Marine conservationist

Anna R. Oposa is a marine conservationist and co-founder of NGO Save Philippine Seas (SPS), an organization that aims to protect coastal and marine environments through education and community-based projects. She helped create the first shark sanctuary in the Philippines and helped designate the thresher shark as a nationally protected species. Oposa aims to combat what she believes are the biggest barriers to marine conservation: lack of coordination between local interest groups and a lack of public education around marine issues.

== Early life and education ==
Oposa had an interest in sea life early on and was exposed to environmental issues through her father's work as one of the Philippines' first environmental lawyers.

Oposa graduated with a Bachelor of Arts in English Studies (cum laude) from the University of the Philippines Diliman in 2011.

As she learned more about the marine illegal wildlife trade in the Philippines, she transitioned into conservation work. In 2014, she received the Chevening Scholarship from the British government, which she used to earn her Master of Science in Conservation Science (Merit) from Imperial College London in 2015.

In 2017, she became one of three Global Fellows in Marine Conservation at the Duke University Marine Laboratory in North Carolina, United States.

== Career ==
Oposa co-founded Save Philippine Seas (SPS) in 2011, which began as a social media campaign advocating for environmental protection and became an NGO in 2013. The organization works to conserve and restore coastal and marine resources. Her professional title, "Chief Mermaid," began as a joke but has been helpful in raising funds for the organization's conservation work. Through her work, the Municipal Mayor of Daanbantayan, Augusto Corro, issued an Executive Order to establish the country's first shark and ray sanctuary.
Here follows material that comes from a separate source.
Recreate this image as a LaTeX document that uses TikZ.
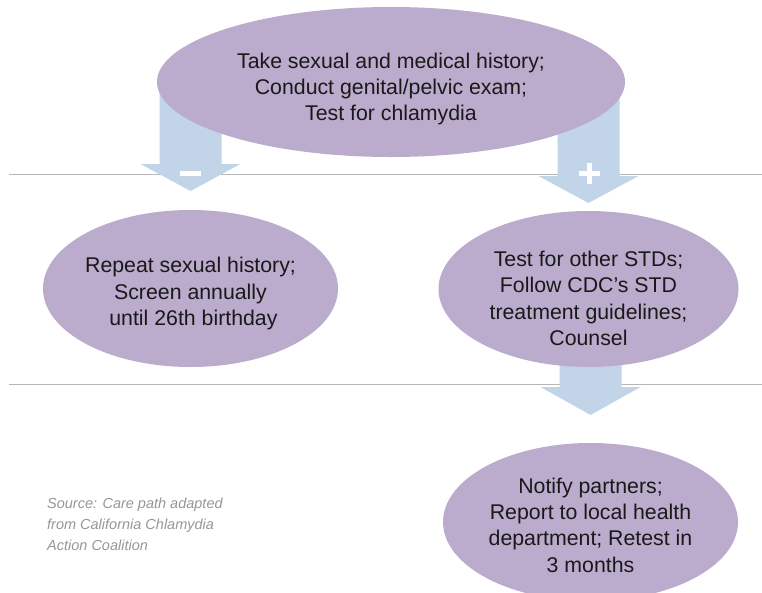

Oposa has also found several education programs and community-driven projects. The Shark Shelter Project, which she started in 2012, protects thresher sharks by mobilizing communities in Daanbantayan. The Sea and Earth Advocates Camp, which she founded in 2015, empowers youth to pursue conservation work. And Earthducation is a teacher training program to implement environmental education in schools.

Oposa is also a councilor on the World Future Council (WFC) and has been a consultant on environmental issues for the Asian Development Bank and the Climate Change Commission.

=== Awards ===
In 2011, Oposa was named one of Yahoo! Philippines’ Pitong Pinoy modern-day Filipino heroes.

In 2012, Oposa became the youngest person and first Filipino to win the Future for Nature Award. She also became a Marine Conservation Action Fund fellow, which awarded her 50,000 Euros to build the first pelagic thresher shark sanctuary in the Philippines. The sanctuary is near Malapascua Island. With the award, she also began developing plans for data collection, marine management, and the establishment of a marine protected area network.

In 2013, Oposa was recognized by the US-based group Devex's list of 40 Under 40 development leaders in Manila. And in 2018, she was recognized by the North American Association for Environmental Education (NAAEE) as one of its Global 30 Under 30. Anna was also one of the 2021 The Outstanding Young Men (TOYM) Awardees for her significant contributions in the field of Environment Marine Conservation.

In 2023, Oposa became a laureate of Asian Scientist 100 by the Asian Scientist.